What would happen if there were no elephants?

Feb 22, 2019 | Commentary

By Dr. Keith Lindsay

The question of elephants going extinct is an increasing possibility. In the 19th century, there were between 3 to 5-million elephants. Now there is an estimated number of 400,000 individuals across the continent. According to current rates of poaching, if nothing is done to protect them from poaching and loss of habitat, they could be gone in the wild in less than 20 years. So, before it’s too late, let us reflect how useful and vital to the environment these magnificent creatures are.

Ecosystem engineers

Elephants are referred to as ecosystem ‘engineers’, ‘architects’ or ‘gardeners.’ This is because they shape, build and rejuvenate natural landscapes. Elephants foraging on vegetation replenishes the structure of plant communities, and these, in turn, influence the food supply for a host of animals from mammals to insects. Ecosystems without elephants would struggle to support themselves.

For example, elephants break branches off trees, sometimes the entire tree itself. It may seem destructive, but this creates micro-habitats for seedlings and small animals, like mongooses, and invertebrate animals such as butterflies. The downed branches allow smaller browsers, like impala, to benefit from the otherwise unreachable foliage. Through their feeding habits elephants maintain structure in savannahs by reducing the tree-to-grass ratio, which benefits grazers such as buffalo and create nutrient rich micro-climates underneath dead trees, allowing new sprouts to emerge, thus creating a new tree in place of the old.

Elephant dung is a vital food source for dung beetles and a variety of birds like the spurfowl and quails who, in turn, provide a seed dispersal mechanism for many tree species. Other bird species such as the ground hornbill and the pearl-spotted owlet rely on elephants to create nesting sites in hollows of the old dead trees knocked over by elephants.

Furthermore, the large size of an elephant creates pathways through the thickets for other smaller species, such as smaller species of antelope, predators and even for humans when hiking through the African bush.

Overall, elephants greatly increase biodiversity, benefiting almost everything from mites to mammals.

In savanna ecosystems, elephant influences on vegetation are localised and often near water where their impact is more pronounced, while further away their effect is weak or even absent. These different forces produce a healthy heterogeneity within the ecosystem, with differing vegetation growths depending on the distance from water. Interestingly, there is greater variety or diversity of plant and animal species in landscapes where elephants are present than those where they are absent.

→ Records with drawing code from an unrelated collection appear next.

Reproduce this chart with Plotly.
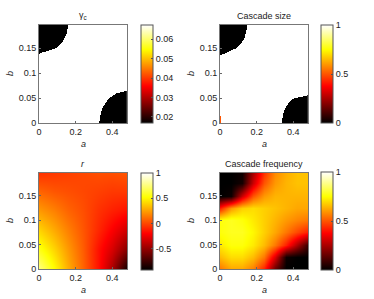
import numpy as np
import plotly.graph_objects as go

# ---------------- data ----------------
A_MAX, B_MAX = 0.48, 0.196

# Panel 1: gamma_c (two-level field, black corners)
gamma_low, gamma_high = 0.0169, 0.0673
g_tl_b = [0.1386, 0.15, 0.16, 0.17, 0.18, 0.19, 0.197]
g_tl_a = [0.0, 0.094, 0.123, 0.141, 0.151, 0.157, 0.158]
g_br_b = [0.0, 0.01, 0.02, 0.03, 0.04, 0.05, 0.06, 0.0656]
g_br_a = [0.331, 0.333, 0.338, 0.347, 0.362, 0.384, 0.422, 0.48]

# Panel 2: cascade size
size_low, size_high = 0.0, 1.0
s_tl_b = [0.135, 0.15, 0.16, 0.17, 0.18, 0.19, 0.197]
s_tl_a = [0.0, 0.091, 0.117, 0.133, 0.143, 0.148, 0.149]
s_br_b = [0.0, 0.01, 0.02, 0.03, 0.04, 0.05, 0.056]
s_br_a = [0.340, 0.342, 0.347, 0.357, 0.374, 0.404, 0.48]
sliver_b = [0.0, 0.01, 0.02]
sliver_a = [0.008, 0.004, 0.0]
sliver_val = 0.5

# Panel 3: r
r_a = [0.0, 0.08, 0.16, 0.24, 0.32, 0.40, 0.48]
r_b = [0.0, 0.04, 0.08, 0.12, 0.16, 0.196]
r_z = [
    [0.76, 0.52, 0.29, 0.08, -0.15, -0.44, -0.88],
    [0.56, 0.40, 0.23, 0.06, -0.15, -0.31, -0.54],
    [0.40, 0.28, 0.16, 0.04, -0.09, -0.21, -0.34],
    [0.23, 0.16, 0.08, 0.02, -0.06, -0.11, -0.15],
    [0.08, 0.04, 0.02, 0.00, -0.02, -0.04, -0.04],
    [-0.06, -0.04, -0.02, 0.00, 0.02, 0.02, 0.04],
]

# Panel 4: cascade frequency
f_a = [0.0, 0.06, 0.12, 0.18, 0.24, 0.30, 0.36, 0.42, 0.48]
f_b = [0.0, 0.025, 0.05, 0.075, 0.1, 0.125, 0.15, 0.175, 0.196]
f_z = [
    [0.55, 0.62, 0.62, 0.56, 0.42, 0.15, 0.00, 0.00, 0.00],
    [0.65, 0.70, 0.70, 0.65, 0.55, 0.32, 0.02, 0.00, 0.00],
    [0.72, 0.76, 0.76, 0.72, 0.65, 0.55, 0.42, 0.25, 0.08],
    [0.76, 0.78, 0.78, 0.74, 0.68, 0.62, 0.55, 0.48, 0.42],
    [0.76, 0.78, 0.76, 0.72, 0.68, 0.64, 0.60, 0.57, 0.55],
    [0.42, 0.60, 0.68, 0.70, 0.68, 0.66, 0.64, 0.62, 0.62],
    [0.00, 0.02, 0.30, 0.50, 0.60, 0.64, 0.64, 0.64, 0.64],
    [0.00, 0.00, 0.03, 0.30, 0.50, 0.60, 0.64, 0.66, 0.66],
    [0.00, 0.00, 0.02, 0.25, 0.45, 0.58, 0.63, 0.66, 0.66],
]

titles = ["γ<sub>c</sub>", "Cascade size", "<i>r</i>", "Cascade frequency"]
x_ticks = [0, 0.2, 0.4]
x_ticktext = ["0", "0.2", "0.4"]
y_ticks = [0, 0.05, 0.1, 0.15]
y_ticktext = ["0", "0.05", "0.1", "0.15"]

# ---------------- build fields ----------------
a_grid = np.linspace(0, A_MAX, 241)
b_grid = np.linspace(0, B_MAX, 197)
AA, BB = np.meshgrid(a_grid, b_grid)


def two_level(tl_b, tl_a, br_b, br_a, low, high):
    z = np.full(AA.shape, high)
    tl_edge = np.interp(BB, tl_b, tl_a, left=-1.0, right=tl_a[-1])
    z[(BB >= tl_b[0]) & (AA <= tl_edge)] = low
    br_edge = np.interp(BB, br_b, br_a, right=10.0)
    z[(BB <= br_b[-1]) & (AA >= br_edge)] = low
    return z


z1 = two_level(g_tl_b, g_tl_a, g_br_b, g_br_a, gamma_low, gamma_high)
z2 = two_level(s_tl_b, s_tl_a, s_br_b, s_br_a, size_low, size_high)
sl_edge = np.interp(BB, sliver_b, sliver_a, right=-1.0)
z2[(BB <= sliver_b[-1]) & (AA <= sl_edge)] = sliver_val

hot = [[0.0, "rgb(0,0,0)"], [0.375, "rgb(255,0,0)"],
       [0.75, "rgb(255,255,0)"], [1.0, "rgb(255,255,255)"]]

W, H = 374, 299
FONT = "Liberation Sans, Arial, sans-serif"
TXT = "#222222"


def px(x):
    return x / W


def py(y):
    return 1 - y / H


panels = [
    dict(x0=39, x1=127, y0=25, y1=123),
    dict(x0=220, x1=308, y0=25, y1=123),
    dict(x0=39, x1=127, y0=173, y1=269),
    dict(x0=220, x1=308, y0=173, y1=269),
]
cbars = [
    dict(x=141, y0=25, y1=123, vals=[0.02, 0.03, 0.04, 0.05, 0.06],
         text=["0.02", "0.03", "0.04", "0.05", "0.06"], zmin=gamma_low, zmax=gamma_high),
    dict(x=321, y0=25, y1=123, vals=[0, 0.5, 1], text=["0", "0.5", "1"], zmin=0, zmax=1),
    dict(x=141, y0=173, y1=270, vals=[-0.5, 0, 0.5, 1], text=["-0.5", "0", "0.5", "1"],
         zmin=-0.92, zmax=1.0),
    dict(x=321, y0=172, y1=270, vals=[0, 0.5, 1], text=["0", "0.5", "1"], zmin=0, zmax=1),
]

fig = go.Figure()
data_sets = [
    (a_grid, b_grid, z1, False),
    (a_grid, b_grid, z2, False),
    (r_a, r_b, r_z, "best"),
    (f_a, f_b, f_z, "best"),
]

layout = dict(
    width=W, height=H, margin=dict(l=0, r=0, t=0, b=0, autoexpand=False),
    paper_bgcolor="white", plot_bgcolor="white",
    font=dict(family=FONT, size=9, color=TXT),
    showlegend=False,
)
annotations = []
for i, ((x, y, z, sm), p, cb) in enumerate(zip(data_sets, panels, cbars)):
    k = "" if i == 0 else str(i + 1)
    fig.add_trace(go.Heatmap(
        x=x, y=y, z=z, zsmooth=sm, colorscale=hot, zmin=cb["zmin"], zmax=cb["zmax"],
        xaxis="x" + k, yaxis="y" + k, hoverinfo="skip",
        colorbar=dict(
            x=px(cb["x"]), xanchor="left", xpad=0, ypad=0,
            y=(py(cb["y0"]) + py(cb["y1"])) / 2, yanchor="middle",
            len=(cb["y1"] - cb["y0"]) / H, lenmode="fraction",
            thickness=12, thicknessmode="pixels",
            outlinecolor="#555555", outlinewidth=1,
            tickvals=cb["vals"], ticktext=cb["text"],
            ticks="inside", ticklen=2, tickcolor="#555555",
            tickfont=dict(family=FONT, size=9, color=TXT),
        ),
    ))
    layout["xaxis" + k] = dict(
        domain=[px(p["x0"]), px(p["x1"])], range=[0, A_MAX],
        anchor="y" + k, tickvals=x_ticks, ticktext=x_ticktext,
        ticks="inside", ticklen=2, tickcolor="#666666",
        showline=True, mirror=True, linecolor="#777777", linewidth=1,
        showgrid=False, zeroline=False, tickfont=dict(size=9, color=TXT),
        automargin=False,
    )
    layout["yaxis" + k] = dict(
        domain=[py(p["y1"]), py(p["y0"])], range=[0, B_MAX],
        anchor="x" + k, tickvals=y_ticks, ticktext=y_ticktext,
        ticks="inside", ticklen=2, tickcolor="#666666",
        showline=True, mirror=True, linecolor="#777777", linewidth=1,
        showgrid=False, zeroline=False, tickfont=dict(size=9, color=TXT),
        automargin=False,
    )
    cx = (p["x0"] + p["x1"]) / 2
    annotations.append(dict(text=titles[i], x=px(cx), y=py(p["y0"] - 9),
                            xref="paper", yref="paper", showarrow=False,
                            xanchor="center", yanchor="middle",
                            font=dict(size=9, color=TXT)))
    annotations.append(dict(text="<i>a</i>", x=px(cx), y=py(p["y1"] + 21),
                            xref="paper", yref="paper", showarrow=False,
                            xanchor="center", yanchor="middle",
                            font=dict(size=9, color=TXT)))
    annotations.append(dict(text="<i>b</i>", x=px(p["x0"] - 29),
                            y=py((p["y0"] + p["y1"]) / 2),
                            xref="paper", yref="paper", showarrow=False,
                            textangle=-90, xanchor="center", yanchor="middle",
                            font=dict(size=9, color=TXT)))

layout["annotations"] = annotations
fig.update_layout(**layout)
fig.write_html("out.html",
               config={"displayModeBar": False},
               post_script="document.body.style.margin='0px';"
                           "document.body.style.padding='0px';")
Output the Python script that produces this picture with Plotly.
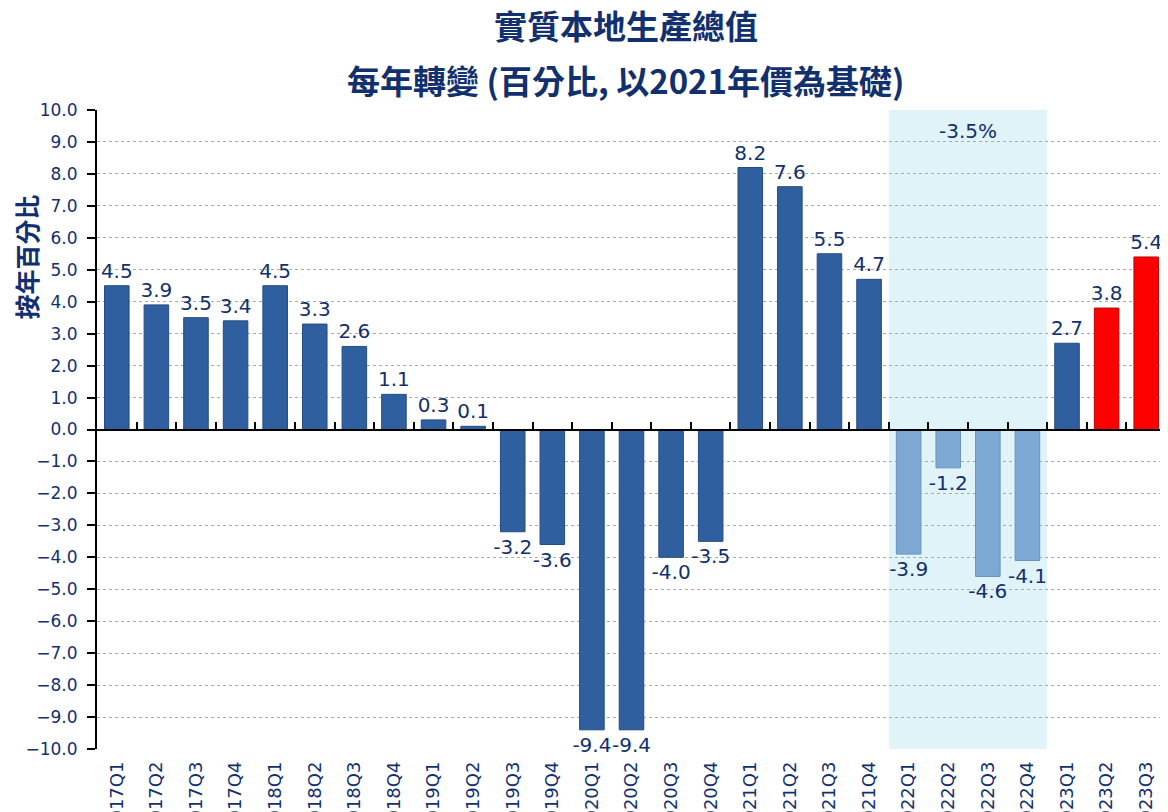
import plotly.graph_objects as go

quarters = ["2017Q1","2017Q2","2017Q3","2017Q4","2018Q1","2018Q2","2018Q3","2018Q4",
            "2019Q1","2019Q2","2019Q3","2019Q4","2020Q1","2020Q2","2020Q3","2020Q4",
            "2021Q1","2021Q2","2021Q3","2021Q4","2022Q1","2022Q2","2022Q3","2022Q4",
            "2023Q1","2023Q2","2023Q3"]
growth = [4.5,3.9,3.5,3.4,4.5,3.3,2.6,1.1,0.3,0.1,-3.2,-3.6,-9.4,-9.4,-4.0,-3.5,
          8.2,7.6,5.5,4.7,-3.9,-1.2,-4.6,-4.1,2.7,3.8,5.4]
shade_label = "-3.5%"
title_line1 = "實質本地生產總值"
title_line2 = "每年轉變 (百分比, 以2021年價為基礎)"
y_title = "按年百分比"
y_ticks = [v for v in range(-10, 11)]

NAVY = "#12306E"
DARK = "#2F5F9F"
LIGHT = "#7EA8D4"
RED = "#FF0000"

colors = []
lines = []
for q in quarters:
    if q.startswith("2022"):
        colors.append(LIGHT); lines.append("#6A93BF")
    elif q in ("2023Q2", "2023Q3"):
        colors.append(RED); lines.append("#C00000")
    else:
        colors.append(DARK); lines.append("#244C80")

idx = list(range(len(quarters)))
FONT = "DejaVu Sans, Verdana, sans-serif"
CJK = "Noto Sans CJK TC, DejaVu Sans, sans-serif"

fig = go.Figure()
fig.add_trace(go.Bar(
    x=idx, y=growth,
    marker=dict(color=colors, line=dict(color=lines, width=1)),
    text=[f"{v:.1f}" for v in growth],
    textposition="outside",
    constraintext="none",
    textfont=dict(family=FONT, size=20, color=NAVY),
    cliponaxis=False,
    width=0.62,
    hoverinfo="skip",
))
fig.add_trace(go.Scatter(x=[-0.5, len(quarters) - 0.5], y=[0, 0], xaxis="x2",
                         mode="lines", line=dict(color="rgba(0,0,0,0)"),
                         hoverinfo="skip", showlegend=False))

fig.add_shape(type="rect", xref="x", yref="paper", x0=19.5, x1=23.5, y0=0, y1=1,
              fillcolor="#DFF3F8", line=dict(width=0), layer="below")
fig.add_annotation(x=21.5, y=9.35, xref="x", yref="y", text=shade_label, showarrow=False,
                   font=dict(family=FONT, size=20, color=NAVY))

fig.add_annotation(x=0.495, y=1.133, xref="paper", yref="paper", xanchor="center",
                   yanchor="middle", text=f"<b>{title_line1}</b>", showarrow=False,
                   font=dict(family=CJK, size=33, color=NAVY))
fig.add_annotation(x=0.495, y=1.047, xref="paper", yref="paper", xanchor="center",
                   yanchor="middle", text=f"<b>{title_line2}</b>", showarrow=False,
                   font=dict(family=CJK, size=33, color=NAVY))
fig.add_annotation(x=-0.066, y=0.77, xref="paper", yref="paper", xanchor="center",
                   yanchor="middle", text=f"<b>{y_title}</b>",
                   textangle=-90, showarrow=False,
                   font=dict(family=CJK, size=25, color=NAVY))

n = len(quarters)
fig.update_layout(
    width=1160, height=804,
    margin=dict(l=89, r=2, t=102, b=63),
    plot_bgcolor="white", paper_bgcolor="white",
    showlegend=False,
    xaxis=dict(range=[-0.5, n - 0.5], tickmode="array", tickvals=idx, ticktext=quarters,
               tickangle=-90, showgrid=False, zeroline=False, showline=False, ticks="",
               ticklabelstandoff=8,
               tickfont=dict(family=FONT, size=18, color=NAVY), automargin=False),
    xaxis2=dict(overlaying="x", anchor="free", position=0.5, range=[-0.5, n - 0.5],
                tickmode="array", tickvals=[i - 0.5 for i in range(n + 1)],
                ticks="inside", ticklen=7, tickwidth=2, tickcolor="black",
                showticklabels=False, showgrid=False, zeroline=False,
                showline=True, linecolor="black", linewidth=2, side="bottom"),
    yaxis=dict(range=[-10, 10], tickmode="array", tickvals=y_ticks, tickformat=".1f",
               showgrid=True, gridcolor="#AAAAAA", griddash="dot", gridwidth=1,
               zeroline=False, showline=True, linecolor="black", linewidth=2,
               ticks="outside", ticklen=8, tickwidth=2, tickcolor="black",
               ticklabelstandoff=6,
               tickfont=dict(family=FONT, size=17, color=NAVY), automargin=False),
)

fig.write_html("out.html")
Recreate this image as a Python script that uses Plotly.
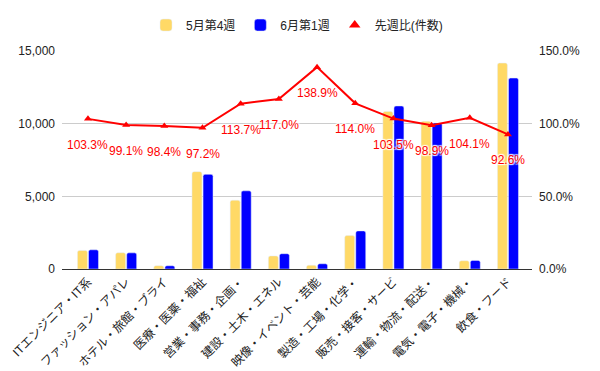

One of the most significant effects of elephants on natural habitats is the dispersal of seeds and fruits for a variety of tree species in the forested areas of central and West Africa. Here, some tree species have fruits with large seeds that cannot be dispersed by any species other than elephants. An absence of elephants from a forest ecosystem therefore would upset the balance so severely that many tree species would die out entirely.

In addition, elephants can ‘engineer’ resources such as water supplies in savannas by digging in riverbeds. In the dry months, elephants dig holes in riverbeds to access water, which is then made available to all other water-dependent species. In forests, where minerals are limited, they dig for salt sources and bring them to the surface, creating open patches or bais that serve as resources for a wide range of animals. 

Biodiversity supports all life

In short, if elephants were completely eliminated or prevented from roaming freely within a broad ecosystem, these ecosystems will cease to flourish. They will become less diverse and, in some places, will collapse to over-simplified impoverishment.

For many humans now living in towns and cities, the wild environment is often something one watches on television, and consequently generates little concern. However, try as we may to remain apathetic, without the services provided by the natural environment, including clear and reliable water supplies, carbon storage, and the very oxygen we breathe, it is quite conceivable that we humans will be joining other species in going extinct. Biodiversity is a complex, interactive, global system of flowing energy and nutrients, both a product and a creator of natural resources. From the emergence of life on earth some 3.5 billion years ago, biodiversity has become the most vital feature of our planet. Elephants, the great grey shapers of forests and savannas, maintain biodiversity. Without them, a host of other species, including humans, may be lost as well.